The big change in the books is Lavanya Naidu’s illustrations. Compared to the original ones by R K Laxman, I felt they were more likely to appeal to younger children, being colourful, simple and bold and yet not too detailed. The larger print makes for good bedtime reading.
So, if this book is meant to encourage a younger generation to start reading Narayan, it certainly pulls all the stops.
What I didn’t
Though the original Swami and Friends is about a group of schoolboys, it is written from the perspective of an adult observing the children. Unlike traditional ‘children’s books’ it does not feature adventure, fantasy or childish humour. An adult reading the stories will appreciate the sharp delineation of childish qualities, may smile at the naivete of children, may even identify with certain parts, and will probably feel nostalgic about the simple joys of his own childhood.
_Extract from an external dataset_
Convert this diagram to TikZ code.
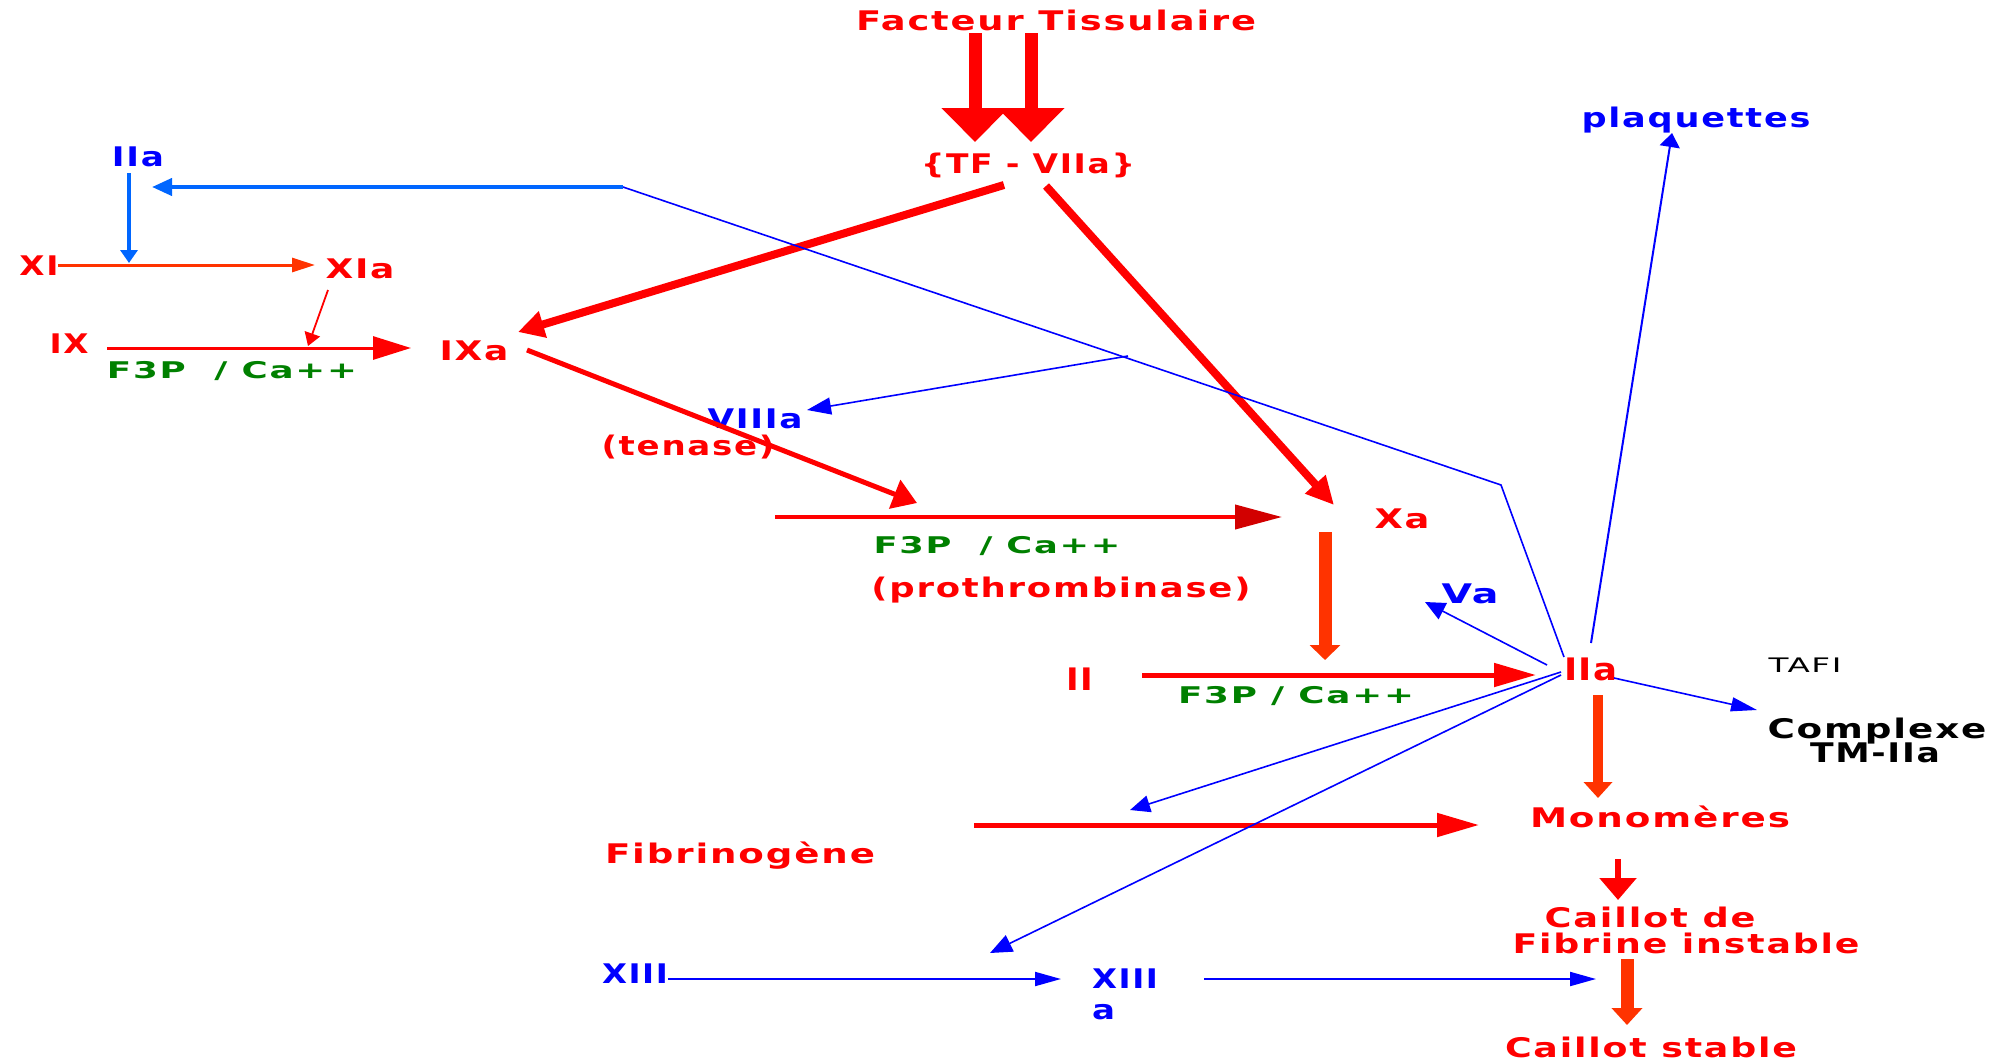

But it will be the indulgent glance of an adult that appreciate these things. Will a contemporary 8-year-old be able to do so?
Moreover, the language used in the books, especially as spoken by the main characters, is colloquial and therefore, for lack of a better term, grammatically incorrect. (For example” “My mother was all the time in the kitchen.” “When Swaminathan told them what action his father had taken…” It suits the time and place of the original stories. In fact it adds to the ambience of the tale. But a child reading it today would have to have this explained to him or her – which detracts from the joy of reading and prevents them from enjoying the book by themselves.
The attempt to introduce a new generation of readers to one of the classics of Indian literature is laudable. Given the number and nature of illustrations, I felt that the book was intended to be for 6-10 year olds, but I believe the writing will appeal more to teenage readers. However, precocious younger readers might enjoy this one, and go on to read other masterpieces by Narayan.